Dopo l’apertura di ieri, con l’applauso unanime dei partecipanti all’ultima arrivata nel gruppo, l’Australia, prosegue ora il vertice mondiale sui cambiamenti climatici.
Quella del neo premier australiano di aderire al protocollo di Kyoto e alla conferenza internazionale è una decisione importante, soprattutto se si considera l’alta percentuale di emissione di gas metano della “terra dei canguri”, dovuta al numero elevatissimo di allevamenti di bestiame.

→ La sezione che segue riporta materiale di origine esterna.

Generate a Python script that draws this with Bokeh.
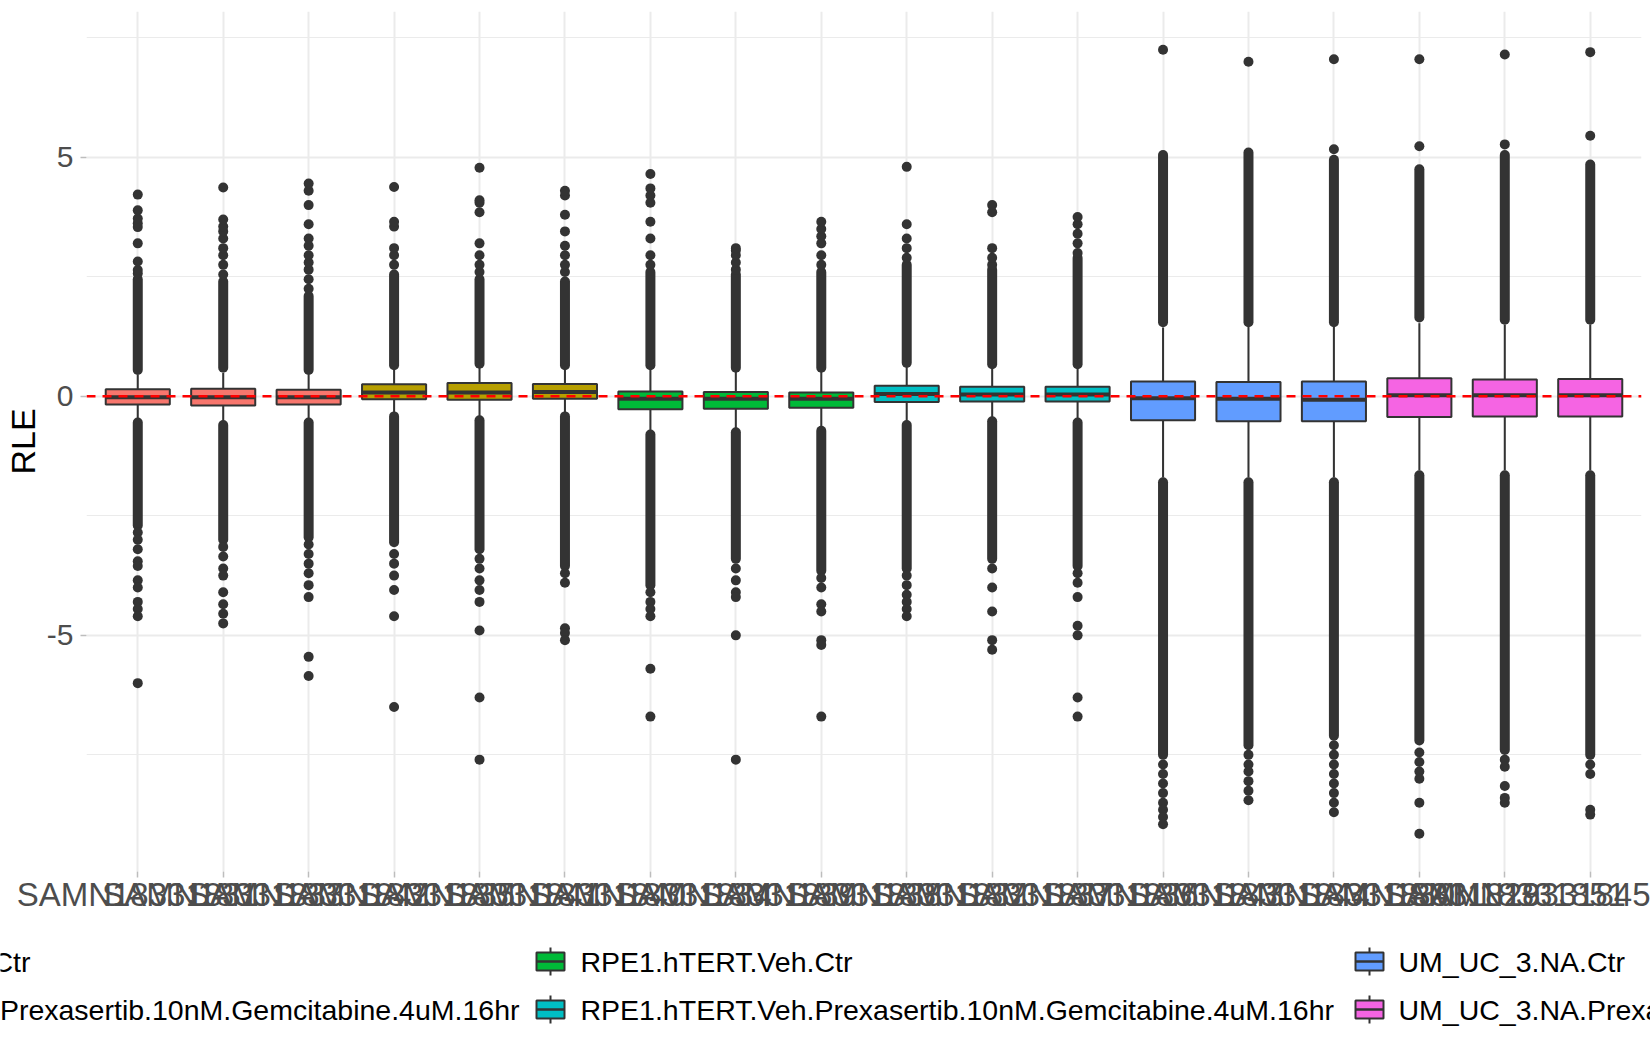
from bokeh.plotting import figure
from bokeh.models import FactorRange, Range1d, FixedTicker, Span
from bokeh.layouts import column
from bokeh.embed import file_html
from bokeh.resources import INLINE
from bokeh.core.properties import value

FONT = "Liberation Sans"

# sample ids along the x axis
samples = ["SAMN18331831", "SAMN18331833", "SAMN18331842", "SAMN18331835",
           "SAMN18331841", "SAMN18331840", "SAMN18331834", "SAMN18331839",
           "SAMN18331838", "SAMN18331832", "SAMN18331837", "SAMN18331836",
           "SAMN18331843", "SAMN18331844", "SAMN18331830", "SAMN18331829",
           "SAMN18331851", "SAMN18331845"]

group_names = ["RPE1.hTERT.Dox.Ctr",
               "RPE1.hTERT.Dox.Prexasertib.10nM.Gemcitabine.4uM.16hr",
               "RPE1.hTERT.Veh.Ctr",
               "RPE1.hTERT.Veh.Prexasertib.10nM.Gemcitabine.4uM.16hr",
               "UM_UC_3.NA.Ctr",
               "UM_UC_3.NA.Prexasertib.10nM.Gemcitabine.4uM.16hr"]
group_colors = ["#F8766D", "#B79F00", "#00BA38", "#00BFC4", "#619CFF", "#F564E3"]
sample_group = [0, 0, 0, 1, 1, 1, 2, 2, 2, 3, 3, 3, 4, 4, 4, 5, 5, 5]

# box statistics (RLE)
q1 = [-0.17, -0.19, -0.17, -0.06, -0.07, -0.05, -0.27, -0.26, -0.24,
      -0.12, -0.11, -0.11, -0.50, -0.52, -0.52, -0.43, -0.42, -0.42]
med = [-0.02, -0.02, -0.02, 0.08, 0.08, 0.09, -0.05, -0.05, -0.05,
       0.05, 0.04, 0.04, -0.04, -0.05, -0.07, 0.02, 0.02, 0.02]
q3 = [0.15, 0.16, 0.14, 0.25, 0.28, 0.26, 0.10, 0.09, 0.08,
      0.22, 0.20, 0.20, 0.31, 0.30, 0.31, 0.38, 0.35, 0.36]
whisk_lo = [-0.47, -0.52, -0.48, -0.38, -0.45, -0.38, -0.78, -0.72, -0.70,
            -0.55, -0.50, -0.52, -1.70, -1.70, -1.70, -1.55, -1.55, -1.55]
whisk_hi = [0.45, 0.49, 0.46, 0.58, 0.62, 0.58, 0.60, 0.55, 0.55,
            0.65, 0.62, 0.62, 1.44, 1.45, 1.45, 1.53, 1.50, 1.50]

# ranges where the outliers are packed into a solid column
dense_up_lo = [0.55, 0.60, 0.55, 0.65, 0.68, 0.65, 0.65, 0.60, 0.60,
               0.70, 0.67, 0.67, 1.55, 1.55, 1.55, 1.65, 1.60, 1.60]
dense_up_hi = [2.45, 2.40, 2.10, 2.55, 2.45, 2.40, 2.60, 2.55, 2.60,
               2.75, 2.65, 2.90, 5.05, 5.10, 4.95, 4.75, 5.05, 4.85]
dense_dn_hi = [-0.55, -0.60, -0.55, -0.42, -0.50, -0.42, -0.80, -0.75, -0.72,
               -0.60, -0.52, -0.55, -1.80, -1.80, -1.80, -1.65, -1.65, -1.65]
dense_dn_lo = [-2.70, -3.00, -2.95, -3.05, -3.20, -3.55, -3.95, -3.40, -3.65,
               -3.60, -3.40, -3.55, -7.50, -7.30, -7.10, -7.20, -7.40, -7.50]

# isolated outliers
sparse_up = [
    [2.57, 2.64, 2.82, 3.20, 3.54, 3.62, 3.72, 3.89, 4.22],
    [2.55, 2.75, 2.95, 3.10, 3.30, 3.45, 3.55, 3.70, 4.37],
    [2.25, 2.45, 2.65, 2.80, 2.95, 3.15, 3.30, 3.60, 4.00, 4.30, 4.45],
    [2.75, 2.95, 3.10, 3.55, 3.65, 4.38],
    [2.60, 2.75, 2.95, 3.20, 3.85, 4.05, 4.10, 4.78],
    [2.60, 2.75, 2.95, 3.15, 3.45, 3.80, 4.20, 4.30],
    [2.75, 2.95, 3.30, 3.65, 4.05, 4.20, 4.35, 4.65],
    [2.65, 2.80, 2.95, 3.05, 3.10],
    [2.75, 2.95, 3.20, 3.35, 3.50, 3.65],
    [2.90, 3.10, 3.30, 3.60, 4.80],
    [2.75, 2.90, 3.10, 3.85, 4.00],
    [3.00, 3.20, 3.40, 3.60, 3.75],
    [7.25],
    [7.00],
    [5.17, 7.05],
    [5.23, 7.05],
    [5.27, 7.15],
    [5.45, 7.20],
]
sparse_dn = [
    [-2.85, -3.00, -3.20, -3.45, -3.55, -3.85, -4.00, -4.30, -4.45, -4.60, -6.00],
    [-3.15, -3.35, -3.60, -3.75, -4.10, -4.35, -4.55, -4.75],
    [-3.10, -3.30, -3.50, -3.70, -3.95, -4.20, -5.45, -5.85],
    [-3.30, -3.50, -3.75, -4.05, -4.60, -6.50],
    [-3.40, -3.60, -3.85, -4.05, -4.30, -4.90, -6.30, -7.60],
    [-3.70, -3.90, -4.85, -4.95, -5.10],
    [-4.10, -4.30, -4.45, -4.60, -5.70, -6.70],
    [-3.60, -3.85, -4.10, -4.20, -5.00, -7.60],
    [-3.80, -4.00, -4.35, -4.50, -5.10, -5.20, -6.70],
    [-3.75, -3.95, -4.15, -4.30, -4.45, -4.60],
    [-3.60, -4.00, -4.50, -5.10, -5.30],
    [-3.70, -3.90, -4.20, -4.80, -5.00, -6.30, -6.70],
    [-7.70, -7.90, -8.10, -8.30, -8.50, -8.65, -8.80, -8.95],
    [-7.50, -7.70, -7.85, -8.05, -8.25, -8.45],
    [-7.30, -7.50, -7.70, -7.90, -8.10, -8.30, -8.50, -8.70],
    [-7.45, -7.65, -7.85, -8.00, -8.50, -9.15],
    [-7.60, -7.75, -8.15, -8.40, -8.50],
    [-7.70, -7.90, -8.65, -8.75],
]

box_colors = [group_colors[g] for g in sample_group]
out_x, out_y = [], []
for s, ups, dns in zip(samples, sparse_up, sparse_dn):
    for v in ups + dns:
        out_x.append(s)
        out_y.append(v)

DARK = "#333333"
GRID = "#EBEBEB"

p = figure(x_range=FactorRange(factors=samples, range_padding=0.1,
                               range_padding_units="absolute"),
           y_range=Range1d(-9.94, 8.05),
           width=1650, height=930,
           min_border_top=11, min_border_bottom=59, min_border_right=9,
           min_border_left=85,
           output_backend="svg", toolbar_location=None)
p.frame_align = False
p.outline_line_color = None
p.background_fill_color = "white"
p.border_fill_color = "white"

# grid like theme_minimal
p.xgrid.grid_line_color = GRID
p.xgrid.grid_line_width = 2
p.ygrid.grid_line_color = GRID
p.ygrid.grid_line_width = 2
p.ygrid.minor_grid_line_color = GRID
p.ygrid.minor_grid_line_width = 1

p.yaxis.ticker = FixedTicker(ticks=[-5, 0, 5], minor_ticks=[-7.5, -2.5, 2.5, 7.5])
p.yaxis.major_label_overrides = {-5: "-5", 0: "0", 5: "5"}
for ax in (p.xaxis, p.yaxis):
    ax.axis_line_color = None
    ax.major_tick_line_color = "#BDBDBD"
    ax.major_tick_line_width = 1.5
    ax.major_tick_out = 6
    ax.major_tick_in = 0
    ax.minor_tick_line_color = None
    ax.major_label_text_font = FONT
    ax.major_label_text_color = "#4D4D4D"
p.xaxis.major_label_text_font_size = "33px"
p.yaxis.major_label_text_font_size = "30px"
p.xaxis.major_label_standoff = -2
p.yaxis.major_label_standoff = 7
p.yaxis.axis_label = "RLE"
p.yaxis.axis_label_text_font = FONT
p.yaxis.axis_label_text_font_size = "34px"
p.yaxis.axis_label_text_font_style = "normal"
p.yaxis.axis_label_text_color = "black"
p.yaxis.axis_label_standoff = 2

# whiskers
p.segment(x0=samples, y0=q3, x1=samples, y1=whisk_hi, line_color=DARK, line_width=2)
p.segment(x0=samples, y0=q1, x1=samples, y1=whisk_lo, line_color=DARK, line_width=2)

# outliers
p.segment(x0=samples, y0=dense_up_lo, x1=samples, y1=dense_up_hi,
          line_color=DARK, line_width=10, line_cap="round")
p.segment(x0=samples, y0=dense_dn_hi, x1=samples, y1=dense_dn_lo,
          line_color=DARK, line_width=10, line_cap="round")
p.scatter(x=out_x, y=out_y, size=10, fill_color=DARK, line_color=None)

# boxes and medians
p.vbar(x=samples, width=0.75, top=q3, bottom=q1, fill_color=box_colors,
       line_color=DARK, line_width=2)
p.rect(x=samples, y=med, width=0.75, height=4, height_units="screen",
       fill_color=DARK, line_color=None)

p.add_layout(Span(location=0, dimension="width", line_color="red",
                  line_dash="9 7", line_width=2.5))

# legend drawn in page pixels below the panel
lg = figure(width=1650, height=120, x_range=Range1d(0, 1650),
            y_range=Range1d(1050, 930), min_border=0,
            min_border_left=0, min_border_right=0,
            min_border_top=0, min_border_bottom=0,
            x_axis_location=None, y_axis_location=None,
            output_backend="svg", toolbar_location=None)
lg.frame_align = False
lg.outline_line_color = None
lg.xgrid.visible = False
lg.ygrid.visible = False

row_y = [961, 1009]
key_left = [None, 536, 1355]
text_left = [None, 580, 1398]
col1_text_end = [30, 519]

kx, ky, kc = [], [], []
tl_x, tl_y, tl_t = [], [], []
tr_x, tr_y, tr_t = [], [], []
for i, name in enumerate(group_names):
    c, r = divmod(i, 2)
    if c == 0:
        tr_x.append(col1_text_end[r])
        tr_y.append(row_y[r])
        tr_t.append(name)
    else:
        kx.append(key_left[c] + 14)
        ky.append(row_y[r])
        kc.append(group_colors[i])
        tl_x.append(text_left[c])
        tl_y.append(row_y[r])
        tl_t.append(name)

lg.segment(x0=kx, y0=[y - 14 for y in ky], x1=kx, y1=[y + 14 for y in ky],
           line_color=DARK, line_width=2)
lg.quad(left=[x - 14 for x in kx], right=[x + 14 for x in kx],
        top=[y - 9 for y in ky], bottom=[y + 9 for y in ky],
        fill_color=kc, line_color=DARK, line_width=2)
lg.segment(x0=[x - 14 for x in kx], y0=ky, x1=[x + 14 for x in kx], y1=ky,
           line_color=DARK, line_width=2.5)
lg.text(x=tl_x, y=tl_y, text=tl_t, text_font=value(FONT), text_font_size="28.5px",
        text_baseline="middle", text_align="left", text_color="black")
lg.text(x=tr_x, y=tr_y, text=tr_t, text_font=value(FONT), text_font_size="28.5px",
        text_baseline="middle", text_align="right", text_color="black")

layout = column(p, lg)
open("out.html", "w").write(file_html(layout, INLINE))
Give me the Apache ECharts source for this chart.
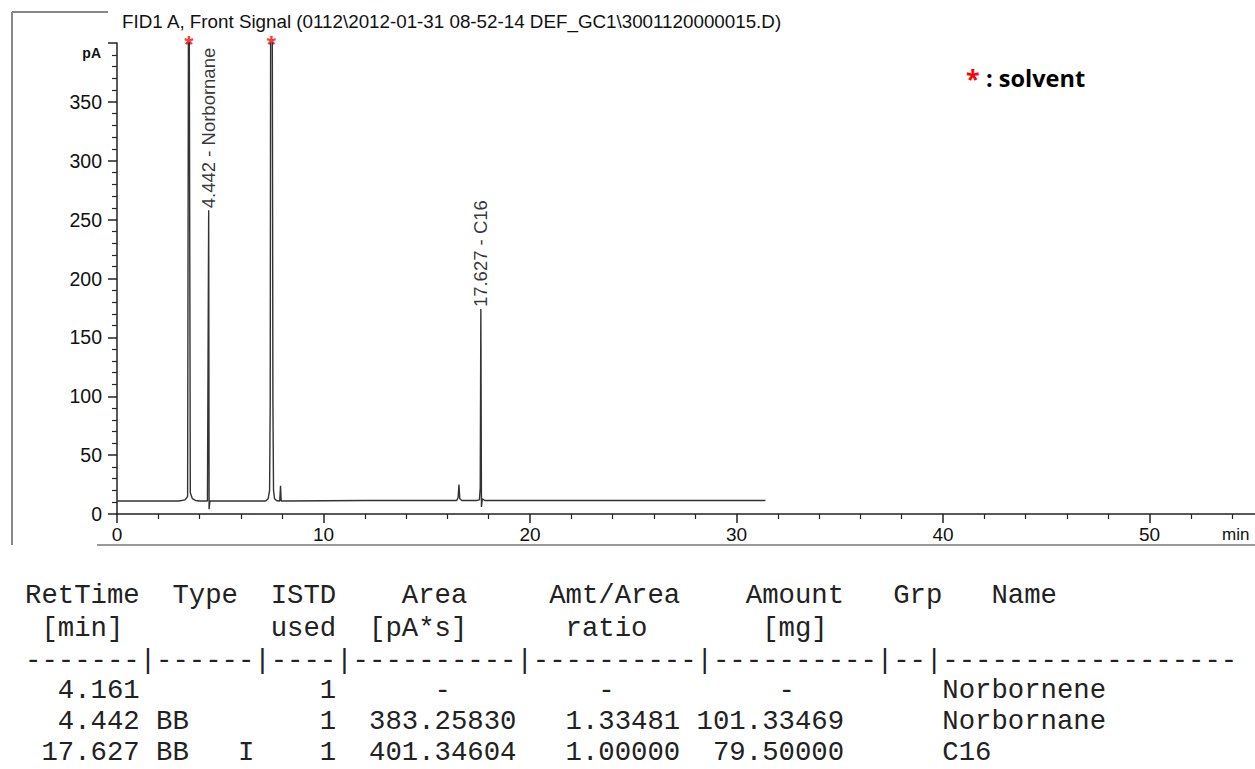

Efficienza energetica, limiti di emissione di CO2, nucleare: questi alcuni dei temi in primo piano al summit nell’isola indonesiana in cui, fino al 14 dicembre, un esercito di quasi duecento stati cercherà di elaborare un nuovo piano d’attacco per distruggere i nemici del pianeta, fra cui, in prima linea, i gas serra. Questi ultimi infatti sono responsabili del riscaldamento globale e impegno primario della conferenza è proprio quello di trovare un’intesa per evitare l’aumento della temperatura terrestre.
Il protocollo di Kyoto aveva sancito l’impegno degli stati firmatari a ridurre le emissioni di gas serra del 5%. Un passo importante questo, testimonianza della presa di coscienza della gravità del problema, anche se la percentuale accordata non può essere sufficiente per far fronte alla situazione. Consapevole di ciò, il Parlamento Europeo ha chiesto adesso a tutti i paesi industrializzati il taglio del 50% di questo tipo di gas entro il 2050.
Secondo gli scienziati le emissioni dovrebbero essere ridotte addirittura dell’80%, mentre Mario Tozzi (geologo, ricercatore del Cnr e divulgatore scientifico in televisione) considera il male del pianeta ad uno stadio talmente avanzato che anche azzerando oggi le emissioni di gas CO2 tra mezzo secolo le condizioni della Terra non sarebbero migliori. Ciò che è certo, comunque, è che le conseguenze di un ulteriore aumento della concentrazione di CO2 (o una mancata diminuzione di questi) sarebbero disastrose. A questo punto ci si chiede se l’eliminazione di tali sostanze sia possibile o se, al contrario, si tratti soltanto di un’utopia.
A tal proposito, perfettamente in concomitanza con l’inizio della conferenza vedono la luce i risultati di una ricerca realizzata dal Global Action Plan, organizzazione ambientalista inglese: i computer costituiscono un ulteriore pericolo per l’ambiente in quanto responsabili del 2% di emissioni annue di anidride carbonica.
A distanza di qualche anno dalla ratifica del protocollo di Kyoto sembrerebbe che effettivamente alcuni stati abbiano mantenuto l’impegno (fra questi la Germania) mentre nel caso di altri paesi la situazione appare controversa.
L’Italia, ad esempio, pur avendo appoggiato le decisioni del trattato, è tuttora responsabile di circa il 14% delle emissioni di CO2 in Europa, anche se Gianni Piatti, sottosegretario all’Ambiente, oggi, in partenza per Bali ha affermato di essere consapevole di aver avviato una forte azione di riduzione di tali sostanze.
Questione cruciale a Bali è poi rappresentata dai paesi che non hanno aderito al trattato del ’97, ovvero Stati Uniti (dove nel 2001 il presidente George Bush respinse il protocollo), India e Cina. La mancata adesione da parte di questi paesi, e degli Stati Uniti in particolare, è un dato di fatto assolutamente negativo:
”i paesi sviluppati devono dare il buon esempio visto che quelli in via di sviluppo si trovano, allo stesso tempo, a combattere la povertà”, afferma Yvo de Boer, segretario esecutivo del summit. Sarebbe quindi auspicabile che ad impegnarsi fossero tutti gli stati industrializzati e quelli governati da Bush rappresentano, in tal senso, un vero e proprio gigante.
Al secondo giorno di conferenza è impossibile tirare le somme e qualsiasi previsione, catastrofica o no, sarebbe prematura. Nel giro di queste 48 ore i “grandi” hanno comunque raggiunto alcuni risultati: un accordo per designare un gruppo di lavoro che nei prossimi giorni metterà a punto un calendario biennale di trattative per includere Stati Uniti, Cina e India nell’impegno contro il surriscaldamento della Terra e la concessione di poteri ad un organo della Convenzione che avrà il compito di esaminare i possibili strumenti per aumentare il trasferimento dai paesi industrializzati a quelli in via di sviluppo di tecnologie a tutela dell’ambiente.